We’re going out looking for life. Its out there somewhere. Not here, on Earth, that’s all doom and depression and gloom and Arsenal top of the league. We’re looking for life… elsewhere!!! To be precise, on the moons of Jupiter. Well, why not? Gotta start somewhere. So we are going, and that’s proper, European ‘we’, even though it ‘got done’ and everything, we’re still included, on geographical grounds, plus we gave all those foreigners 1.4 billion quid of MY hard-earned tax money to pay for the trip. And what a trip.
The rocket took off yesterday, in French!!! …trios, deux, un… bang! Never heard a countdown in French before, quite disconcerting. Thought all the French speakers were on strike and rioting or retiring early before Macron can change the age. Anyway, it took off, that’s the first worry over. Big rocket. Not electric, I’m guessing. By the amazing amount of smoke, steam, emissions and pollution coming out from the back of it. Even though there’s no Americans involved in it at all.
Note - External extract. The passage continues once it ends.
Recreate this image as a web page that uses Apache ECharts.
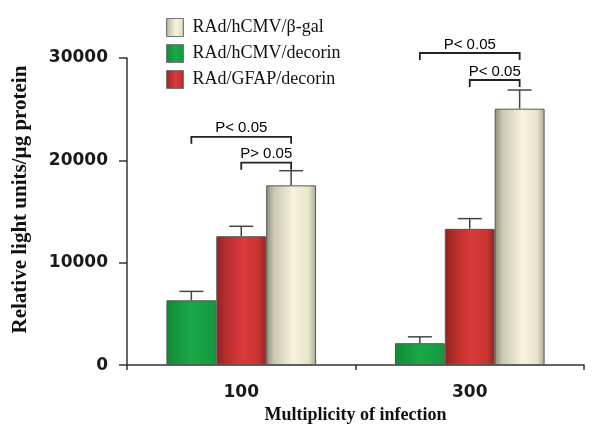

When it gets above the atmosphere it’ll drop its space probe called ‘Juice’ (Jupiter Icy Moons Explorer) which is quite a neat little thing, other than the two massive ‘sails’ on either side, each about 10 metres across which are solar panels, otherwise how’s it gonna get there? Refuel? Plug it in on Venus, FFS? And then it will travel 6.6 billion kilometres in the next eight years!!! In fact, thinking about it, it doesn’t need ‘propulsion’ once its moving; there’s no friction to slow it down, its a perfect vacuum so it’ll just go. For just eight years, which I worked out is an average speed of 94,000 kilometres per hour. Which it can only achieve because there’s no speed cameras in outer space.
The power supply is for the electronic gadgetry, cameras, imagery and controls and stuff which may be rather useful otherwise it’ll get lost in space, which is no good to anyone.
It will visit 3 of Jupiter’s moons, all of which contain water, so may possibly hold ‘life’. We’re not talking little green men, nor women, not even, like, a few cows, or fishes, but just bacteria. The stuff we avoid here ‘like the plague’ (plagues are defined as ‘bacterial in nature’, in case you didn’t know), so we fly 6 billion miles to find it on Jupiter. Hope they have hand sanitiser on board.
And its so exiting, the next eight years will have us… well, not much really, not til we get there.